Mit dem letzten Hecklader der AWG, der je nach Einsatztag auch in Teilen Stuhrs unterwegs ist, endet auch für Kraftfahrer und Müllwerker Günter Dirks eine Ära. Als er vor fast 41 Jahren bei der AWG anfing, war überall nur der eine Typ Fahrzeug unterwegs, ein Fahrer, zwei Leute hinten drauf. Die Stammroute des AWG-Mitarbeiters führte lange über Stuhr, Bassum, Twistringen und Syke. Als er anfing, gab es nur eine Tonne – und die wurde einmal die Woche abgeholt. Früher ist er gerne hinten mitgefahren, um die Abfallbehälter in das Fahrzeug zu kippen. Inzwischen nimmt der 63-Jährige aber vorlieb mit der Fahrerkabine, insbesondere wegen seines Rückenleidens. Auch da zeige sich ein Vorteil des Seitenladers, sagt Christoph Schweers. Pro Tonne kämen leicht mal 150 Kilogramm zusammen, die sonst per Hand bewegt werden müssten. Günter Dirks hat in einer Zeit angefangen, in der die Behältnisse nicht einmal mit Rollen ausgestattet waren und aus Metall bestanden. 35 bis 50 Kilo wog da eine Abfalltonne. „Man hat damals mal eben 1000 Stück am Tag weggewuppt“, erzählt er.
Anfang 1979 war er zur AWG in Bassum gekommen. Ausgerechnet im Rekordwinter. „Im Januar haben wir die ersten 14 Tage nur Schnee geschippt“, erinnert er sich. Im Folgemonat herrschten bis zu 28 Grad minus. An den Haltegriffen am Fahrzeugende froren die Hände fest, sagt Dirks und zeigt auf die Griffe am letzten noch aktiven Hecklader der AWG. Sie sind heute mit Gummi überzogen.
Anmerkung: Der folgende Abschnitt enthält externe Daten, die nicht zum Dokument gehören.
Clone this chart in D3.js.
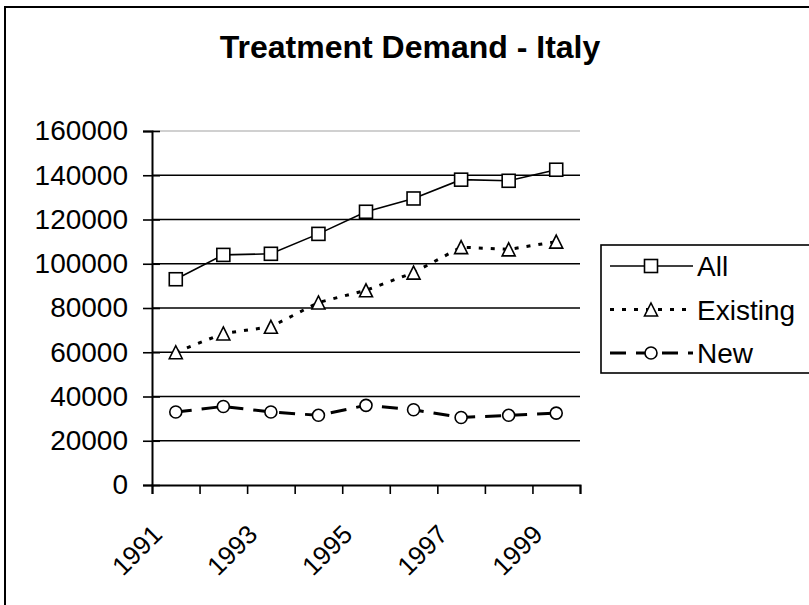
<!DOCTYPE html>
<html>
<head>
<meta charset="utf-8">
<script src="https://cdn.jsdelivr.net/npm/d3@7"></script>
<style>
  body { margin: 0; background: #fff; }
  svg { display: block; font-family: "Liberation Sans", Arial, sans-serif; }
</style>
</head>
<body>
<div id="chart"></div>
<script>
const years = ["1991", "1992", "1993", "1994", "1995", "1996", "1997", "1998", "1999"]
const allVals = [93000, 104000, 104500, 113500, 123500, 129500, 138000, 137500, 142500]
const existingVals = [60000, 68500, 71500, 82500, 88000, 96000, 107500, 106500, 110000]
const newVals = [33000, 35500, 33000, 31500, 36000, 34000, 30500, 31500, 32500]
const yTicks = [0, 20000, 40000, 60000, 80000, 100000, 120000, 140000, 160000]
const seriesNames = ["All", "Existing", "New"]

const width = 809, height = 605
const plot = {left: 152, right: 580, top: 131, bottom: 485}

const svg = d3.select("#chart").append("svg")
  .attr("width", width)
  .attr("height", height)

// outer chart border (runs off the right / bottom edge)
svg.append("rect")
  .attr("x", 5).attr("y", 7)
  .attr("width", 900).attr("height", 700)
  .attr("fill", "#fff")
  .attr("stroke", "#000")
  .attr("stroke-width", 2)

svg.append("text")
  .attr("x", 410).attr("y", 58)
  .attr("text-anchor", "middle")
  .attr("font-size", 32)
  .attr("font-weight", "bold")
  .text("Treatment Demand - Italy")

const x = d3.scaleBand().domain(years).range([plot.left, plot.right])
const xEdge = d3.scaleLinear().domain([0, years.length]).range([plot.left, plot.right])
const y = d3.scaleLinear().domain([0, 160000]).range([plot.bottom, plot.top])

// gridlines
svg.append("g")
  .selectAll("line")
  .data(yTicks.filter(d => d > 0))
  .enter()
  .append("line")
  .attr("x1", plot.left).attr("x2", plot.right)
  .attr("y1", d => y(d)).attr("y2", d => y(d))
  .attr("stroke", d => d === 160000 ? "#c0c0c0" : "#000")
  .attr("stroke-width", d => d === 160000 ? 1.5 : 1.6)

// y axis
const yAxis = svg.append("g")
  .attr("transform", `translate(${plot.left},0)`)
  .call(d3.axisLeft(y).tickValues(yTicks).tickSize(9).tickPadding(15).tickFormat(d3.format("d")))
yAxis.select(".domain").attr("stroke-width", 2)
yAxis.selectAll(".tick line").attr("x1", 8).attr("stroke-width", 1.6)
yAxis.selectAll("text").attr("font-size", 28).attr("fill", "#000")

// x axis ticks at category edges
const xAxis = svg.append("g")
  .attr("transform", `translate(0,${plot.bottom})`)
  .call(d3.axisBottom(xEdge).tickValues(d3.range(years.length + 1)).tickSize(9).tickFormat(""))
xAxis.select(".domain").attr("stroke-width", 2)
xAxis.selectAll(".tick line").attr("stroke-width", 1.6)

// x labels, every other year, rotated
svg.append("g")
  .selectAll("text")
  .data(years.filter((d, i) => i % 2 === 0))
  .enter()
  .append("text")
  .attr("transform", d => `translate(${x(d) + x.bandwidth() / 2 - 12},${plot.bottom + 51}) rotate(-45)`)
  .attr("text-anchor", "end")
  .attr("font-size", 26)
  .text(d => d)

const line = d3.line()
  .x((d, i) => x(years[i]) + x.bandwidth() / 2)
  .y(d => y(d))

const styles = {
  All: {dash: null, width: 1.6},
  Existing: {dash: "4,8", width: 3},
  New: {dash: "16,10", width: 3}
}
const seriesVals = {All: allVals, Existing: existingVals, New: newVals}

function marker(g, name, cx, cy) {
  if (name === "All") {
    g.append("rect")
      .attr("x", cx - 6.5).attr("y", cy - 6.5)
      .attr("width", 13).attr("height", 13)
      .attr("fill", "#fff").attr("stroke", "#000").attr("stroke-width", 1.6)
  } else if (name === "Existing") {
    g.append("path")
      .attr("d", `M${cx},${cy - 6.5}L${cx + 6.5},${cy + 6.5}L${cx - 6.5},${cy + 6.5}Z`)
      .attr("fill", "#fff").attr("stroke", "#000").attr("stroke-width", 1.6)
  } else {
    g.append("circle")
      .attr("cx", cx).attr("cy", cy).attr("r", 6)
      .attr("fill", "#fff").attr("stroke", "#000").attr("stroke-width", 1.6)
  }
}

seriesNames.forEach(name => {
  svg.append("path")
    .datum(seriesVals[name])
    .attr("fill", "none")
    .attr("stroke", "#000")
    .attr("stroke-width", styles[name].width)
    .attr("stroke-dasharray", styles[name].dash)
    .attr("d", line)
  const g = svg.append("g")
  seriesVals[name].forEach((v, i) => {
    marker(g, name, x(years[i]) + x.bandwidth() / 2, y(v))
  })
})

// legend
const legend = svg.append("g")
legend.append("rect")
  .attr("x", 601).attr("y", 245)
  .attr("width", 260).attr("height", 128)
  .attr("fill", "#fff").attr("stroke", "#000").attr("stroke-width", 1.6)

seriesNames.forEach((name, i) => {
  const ly = 266 + i * 43.5
  legend.append("line")
    .attr("x1", 610).attr("x2", 693)
    .attr("y1", ly).attr("y2", ly)
    .attr("stroke", "#000")
    .attr("stroke-width", styles[name].width)
    .attr("stroke-dasharray", styles[name].dash)
  marker(legend, name, 651, ly)
  legend.append("text")
    .attr("x", 697).attr("y", ly + 10)
    .attr("font-size", 28)
    .text(name)
})
</script>
</body>
</html>
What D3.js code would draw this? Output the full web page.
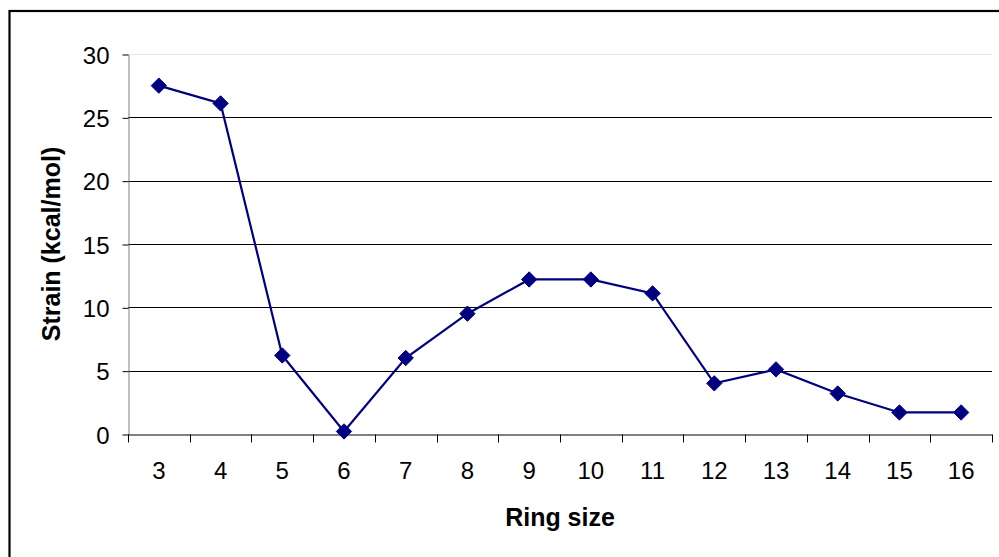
<!DOCTYPE html>
<html>
<head>
<meta charset="utf-8">
<script src="https://cdn.jsdelivr.net/npm/d3@7"></script>
<style>
  html, body { margin: 0; padding: 0; background: #fff; }
  svg { display: block; }
  text { font-family: "Liberation Sans", Arial, sans-serif; fill: #000; }
</style>
</head>
<body>
<svg id="chart" width="999" height="557"></svg>
<script>
const ringSizes = ["3","4","5","6","7","8","9","10","11","12","13","14","15","16"];
const strainValues = [27.5, 26.1, 6.2, 0.2, 6.0, 9.5, 12.2, 12.2, 11.1, 4.0, 5.1, 3.2, 1.7, 1.7];
const yTickValues = [0, 5, 10, 15, 20, 25, 30];
const xTitle = "Ring size";
const yTitle = "Strain (kcal/mol)";

const svg = d3.select("#chart");
const W = 999, H = 557;
const plot = { left: 128, right: 992, top: 54, bottom: 434 };

svg.append("rect").attr("x", 0).attr("y", 0).attr("width", W).attr("height", H).attr("fill", "#fff");
// outer chart border
svg.append("rect").attr("x", 9.5).attr("y", 11).attr("width", 1000).attr("height", 600)
  .attr("fill", "none").attr("stroke", "#000").attr("stroke-width", 2.2);

const x = d3.scaleBand().domain(ringSizes).range([plot.left, plot.right]).padding(0);
const y = d3.scaleLinear().domain([0, 30]).range([plot.bottom, plot.top]);

// gridlines
svg.append("g").selectAll("line").data(yTickValues.filter(v => v > 0)).join("line")
  .attr("x1", plot.left).attr("x2", plot.right)
  .attr("y1", d => Math.round(y(d)) + 0.5).attr("y2", d => Math.round(y(d)) + 0.5)
  .attr("stroke", d => d === 30 ? "#e6e6e6" : "#000").attr("stroke-width", 1);

// y axis
const yAxis = svg.append("g").attr("transform", `translate(${plot.left + 0.5},0.5)`)
  .call(d3.axisLeft(y).tickValues(yTickValues).tickSize(6).tickPadding(13).tickSizeOuter(0));
yAxis.select(".domain").attr("stroke", "#808080").attr("stroke-width", 1);
yAxis.selectAll(".tick line").attr("stroke", "#000");
yAxis.selectAll(".tick text").attr("font-size", 24).attr("font-family", "Liberation Sans, Arial, sans-serif").attr("fill", "#000").attr("dy", "0.36em");

// x axis
const xAxis = svg.append("g").attr("transform", `translate(0,${plot.bottom + 0.5})`)
  .call(d3.axisBottom(x).tickSize(0).tickPadding(27).tickSizeOuter(0));
xAxis.select(".domain").attr("stroke", "#000").attr("stroke-width", 1);
xAxis.selectAll(".tick text").attr("font-size", 24).attr("font-family", "Liberation Sans, Arial, sans-serif").attr("fill", "#000").attr("dy", "0.71em");
const bounds = ringSizes.map(c => x(c)).concat([x.range()[1]]);
xAxis.append("g").selectAll("line").data(bounds).join("line")
  .attr("x1", d => Math.round(d) + 0.5).attr("x2", d => Math.round(d) + 0.5)
  .attr("y1", 0).attr("y2", 8).attr("stroke", "#000");

// line
const cx = d => x(d) + x.bandwidth() / 2;
const pts = ringSizes.map((c, i) => [cx(c), y(strainValues[i])]);
svg.append("path").datum(pts)
  .attr("d", d3.line())
  .attr("fill", "none").attr("stroke", "#000080").attr("stroke-width", 2.2);

svg.append("g").selectAll("path").data(pts).join("path")
  .attr("transform", d => `translate(${d[0]},${d[1]})`)
  .attr("d", d3.symbol(d3.symbolDiamond2, 150)())
  .attr("fill", "#000080").attr("stroke", "#000080").attr("stroke-width", 1);

// titles
svg.append("text").attr("x", (plot.left + plot.right) / 2 - 0).attr("y", 526)
  .attr("text-anchor", "middle").attr("font-size", 25).attr("font-weight", "bold").text(xTitle);
svg.append("text").attr("transform", `translate(60,${(plot.top + plot.bottom) / 2}) rotate(-90)`)
  .attr("text-anchor", "middle").attr("font-size", 25).attr("font-weight", "bold").text(yTitle);
</script>
</body>
</html>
Die beiden Kollegen, die in der Kälte am Fahrzeug mitfuhren, setzten sich bei Standheizung im bitterkalten Winter 1979 abwechselnd in die Fahrerkabine. „Schuhe und Handschuhe wurden zum Aufwärmen ausgezogen“, erzählt Dirks. Das sind Geschichten, die ihm sehr lebhaft in Erinnerung geblieben sind. Genau wie Begegnungen mit den Bürgern. Einige hatten die Mitarbeiter der Abfallwirtschaft schon erwartet und tippten auf ihre Uhren, wenn die Zeit mal nicht stimmte – genau wie Dirks, als er davon erzählt. „Ich habe immer Spaß an der Arbeit gehabt“, sagt der Weyher, der Elektroinstallateur lernte, sich dann für einen Job im öffentlichen Dienst entschied.
Das Entsorgungsunternehmen hat über die Jahre immer mehr zu tun bekommen, sagt Günter Dirks. Allein durch die vielen zusätzlichen Touren. „Der Verpackungsmüll ist durch den Internethandel mehr geworden“, sagt er. Der Rest sei oft saisonabhängig. Im Sommer sind es oft drei statt zwei Touren Bioabfall am Tag, kurz nach Weihnachten wird wohl auch der Restmüll mehr werden, denkt er. Was für viele ein Hinderungsgrund wäre, als Müllwerker zu arbeiten, ist für den baldigen Rentner nicht der Rede wert. Den Abfallgeruch, sagt er, nehme er gar nicht mehr wahr. Dirks jedenfalls freut sich, dass er den letzten Hecklader der AWG, die um die 100 000 Haushalte im Landkreis von Abfall befreit, bis zum letzten Arbeitstag fahren darf.